## Directions for this task
Strip the pictures and reproduce the rest of the listing exactly.

## Data to use
=-=-=-=-=
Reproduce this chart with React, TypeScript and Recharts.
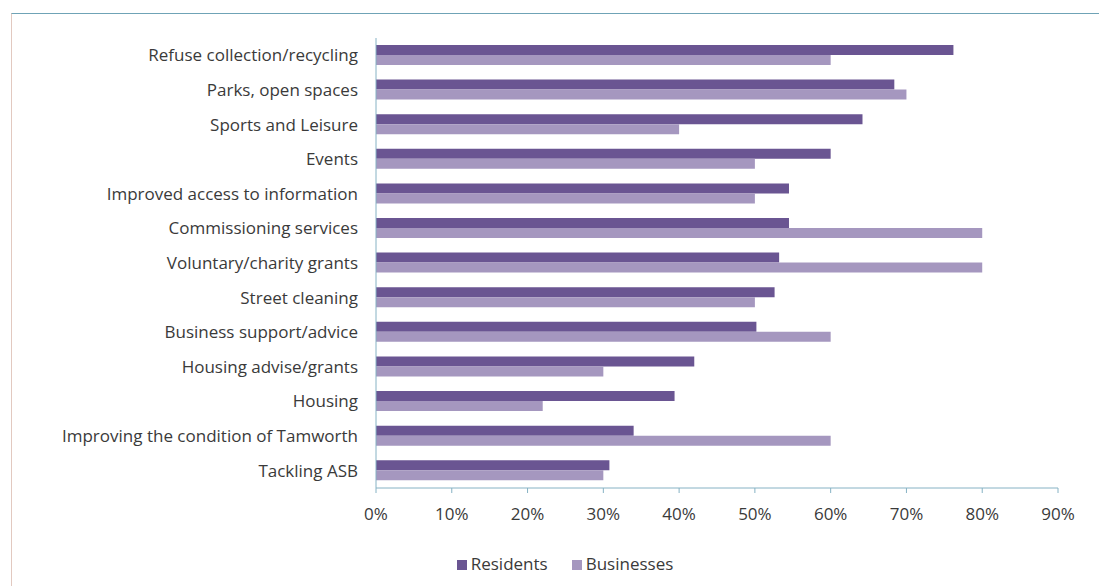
import { BarChart, Bar, XAxis, YAxis, Legend } from 'recharts';

const categories = [
  'Refuse collection/recycling',
  'Parks, open spaces',
  'Sports and Leisure',
  'Events',
  'Improved access to information',
  'Commissioning services ',
  'Voluntary/charity grants',
  'Street cleaning',
  'Business support/advice',
  'Housing advise/grants',
  'Housing',
  'Improving the condition of Tamworth',
  'Tackling ASB',
];

const residents = [76.2, 68.4, 64.2, 60, 54.5, 54.5, 53.2, 52.6, 50.2, 42, 39.4, 34, 30.8];
const businesses = [60, 70, 40, 50, 50, 80, 80, 50, 60, 30, 22, 60, 30];

const xTicks = [0, 10, 20, 30, 40, 50, 60, 70, 80, 90];

const seriesOrder = ['Residents', 'Businesses'];

const data = categories.map((name, i) => ({
  name,
  residents: residents[i],
  businesses: businesses[i],
}));

const axisColor = '#86b2c4';
const textColor = '#3a3a3a';
const font = '"Open Sans", sans-serif';

export default function App() {
  return (
    <div style={{ paddingTop: 5, paddingLeft: 3 }}>
      <div
        style={{
          width: 1090,
          height: 572,
          borderTop: '1px solid #6fa3b6',
          borderLeft: '1px solid #e2c9c0',
          fontFamily: font,
        }}
      >
        <BarChart
          width={1090}
          height={572}
          data={data}
          layout="vertical"
          margin={{ top: 24, right: 44, bottom: 18, left: 0 }}
          barCategoryGap="20%"
          barGap={0}
        >
          <XAxis
            type="number"
            domain={[0, 90]}
            ticks={xTicks}
            tickFormatter={(v) => `${v}%`}
            stroke={axisColor}
            tick={{ fill: textColor, fontSize: 17, fontFamily: font }}
            tickSize={5}
            tickMargin={15}
            height={40}
          />
          <YAxis
            type="category"
            dataKey="name"
            width={364}
            stroke={axisColor}
            tickLine={false}
            tickSize={8}
            tickMargin={10}
            interval={0}
            tick={{ fill: textColor, fontSize: 17, fontFamily: font }}
          />
          <Legend
            verticalAlign="bottom"
            height={40}
            iconType="square"
            iconSize={10}
            itemSorter={(item: any) => seriesOrder.indexOf(item.value)}
            wrapperStyle={{ top: 538, left: 0, width: 1130, fontSize: 17, fontFamily: font }}
            formatter={(value) => (
              <span style={{ color: textColor, marginRight: 14 }}>{value}</span>
            )}
          />
          <Bar dataKey="residents" name="Residents" fill="#6a5592" isAnimationActive={false} />
          <Bar dataKey="businesses" name="Businesses" fill="#a597bf" isAnimationActive={false} />
        </BarChart>
      </div>
    </div>
  );
}
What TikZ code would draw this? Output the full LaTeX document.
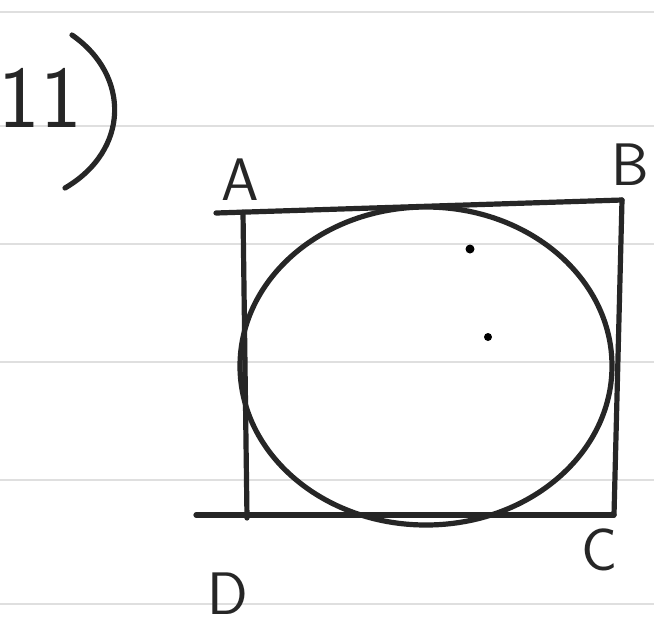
\documentclass[tikz,border=0pt]{standalone}
\begin{document}
\begin{tikzpicture}[x=0.5pt,y=-0.5pt,
  ink/.style={line width=2.6pt,black!85,line cap=round,line join=round},
  paper/.style={gray!25,line width=1pt},
  lbl/.style={font=\sffamily\fontsize{30}{32}\selectfont,black!85}]
\fill[white] (0,0) rectangle (654,629);
\useasboundingbox (0,0) rectangle (654,629);
% paper lines
\foreach \y in {12,126,244,362,480,604} \draw[paper] (0,\y) -- (654,\y);
% problem number
\node[lbl,font=\sffamily\fontsize{44}{46}\selectfont] (num) at (40,98) {11};
\draw[ink] (72,35) .. controls (130,75) and (130,150) .. (65,188);
% square corners
\coordinate (A) at (243,212);
\coordinate (B) at (622,200);
\coordinate (C) at (614,515);
\coordinate (D) at (247,518);
\coordinate (Aleft) at (216,213);
\coordinate (Dleft) at (196,515);
\draw[ink] (Aleft) -- (B);
\draw[ink] (A) -- (D);
\draw[ink] (B) -- (C);
\draw[ink] (Dleft) -- (C);
% inscribed circle
\draw[ink] (426,366) ellipse [x radius=186, y radius=159];
% dots
\fill (470,249) circle (4.5);
\fill (488,337) circle (4);
% labels
\node[lbl] (la) at (240,180) {A};
\node[lbl] (lb) at (630,165) {B};
\node[lbl] (lc) at (600,550) {C};
\node[lbl] (ld) at (228,594) {D};
\end{tikzpicture}
\end{document}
=-=-=-=-=
## Exercise output
Reproduce this chart with React, TypeScript and Recharts.
import { BarChart, Bar, XAxis, YAxis, Legend } from 'recharts';

const categories = [
  'Refuse collection/recycling',
  'Parks, open spaces',
  'Sports and Leisure',
  'Events',
  'Improved access to information',
  'Commissioning services ',
  'Voluntary/charity grants',
  'Street cleaning',
  'Business support/advice',
  'Housing advise/grants',
  'Housing',
  'Improving the condition of Tamworth',
  'Tackling ASB',
];

const residents = [76.2, 68.4, 64.2, 60, 54.5, 54.5, 53.2, 52.6, 50.2, 42, 39.4, 34, 30.8];
const businesses = [60, 70, 40, 50, 50, 80, 80, 50, 60, 30, 22, 60, 30];

const xTicks = [0, 10, 20, 30, 40, 50, 60, 70, 80, 90];

const seriesOrder = ['Residents', 'Businesses'];

const data = categories.map((name, i) => ({
  name,
  residents: residents[i],
  businesses: businesses[i],
}));

const axisColor = '#86b2c4';
const textColor = '#3a3a3a';
const font = '"Open Sans", sans-serif';

export default function App() {
  return (
    <div style={{ paddingTop: 5, paddingLeft: 3 }}>
      <div
        style={{
          width: 1090,
          height: 572,
          borderTop: '1px solid #6fa3b6',
          borderLeft: '1px solid #e2c9c0',
          fontFamily: font,
        }}
      >
        <BarChart
          width={1090}
          height={572}
          data={data}
          layout="vertical"
          margin={{ top: 24, right: 44, bottom: 18, left: 0 }}
          barCategoryGap="20%"
          barGap={0}
        >
          <XAxis
            type="number"
            domain={[0, 90]}
            ticks={xTicks}
            tickFormatter={(v) => `${v}%`}
            stroke={axisColor}
            tick={{ fill: textColor, fontSize: 17, fontFamily: font }}
            tickSize={5}
            tickMargin={15}
            height={40}
          />
          <YAxis
            type="category"
            dataKey="name"
            width={364}
            stroke={axisColor}
            tickLine={false}
            tickSize={8}
            tickMargin={10}
            interval={0}
            tick={{ fill: textColor, fontSize: 17, fontFamily: font }}
          />
          <Legend
            verticalAlign="bottom"
            height={40}
            iconType="square"
            iconSize={10}
            itemSorter={(item: any) => seriesOrder.indexOf(item.value)}
            wrapperStyle={{ top: 538, left: 0, width: 1130, fontSize: 17, fontFamily: font }}
            formatter={(value) => (
              <span style={{ color: textColor, marginRight: 14 }}>{value}</span>
            )}
          />
          <Bar dataKey="residents" name="Residents" fill="#6a5592" isAnimationActive={false} />
          <Bar dataKey="businesses" name="Businesses" fill="#a597bf" isAnimationActive={false} />
        </BarChart>
      </div>
    </div>
  );
}
What TikZ code would draw this? Output the full LaTeX document.
\documentclass[tikz,border=0pt]{standalone}
\begin{document}
\begin{tikzpicture}[x=0.5pt,y=-0.5pt,
  ink/.style={line width=2.6pt,black!85,line cap=round,line join=round},
  paper/.style={gray!25,line width=1pt},
  lbl/.style={font=\sffamily\fontsize{30}{32}\selectfont,black!85}]
\fill[white] (0,0) rectangle (654,629);
\useasboundingbox (0,0) rectangle (654,629);
% paper lines
\foreach \y in {12,126,244,362,480,604} \draw[paper] (0,\y) -- (654,\y);
% problem number
\node[lbl,font=\sffamily\fontsize{44}{46}\selectfont] (num) at (40,98) {11};
\draw[ink] (72,35) .. controls (130,75) and (130,150) .. (65,188);
% square corners
\coordinate (A) at (243,212);
\coordinate (B) at (622,200);
\coordinate (C) at (614,515);
\coordinate (D) at (247,518);
\coordinate (Aleft) at (216,213);
\coordinate (Dleft) at (196,515);
\draw[ink] (Aleft) -- (B);
\draw[ink] (A) -- (D);
\draw[ink] (B) -- (C);
\draw[ink] (Dleft) -- (C);
% inscribed circle
\draw[ink] (426,366) ellipse [x radius=186, y radius=159];
% dots
\fill (470,249) circle (4.5);
\fill (488,337) circle (4);
% labels
\node[lbl] (la) at (240,180) {A};
\node[lbl] (lb) at (630,165) {B};
\node[lbl] (lc) at (600,550) {C};
\node[lbl] (ld) at (228,594) {D};
\end{tikzpicture}
\end{document}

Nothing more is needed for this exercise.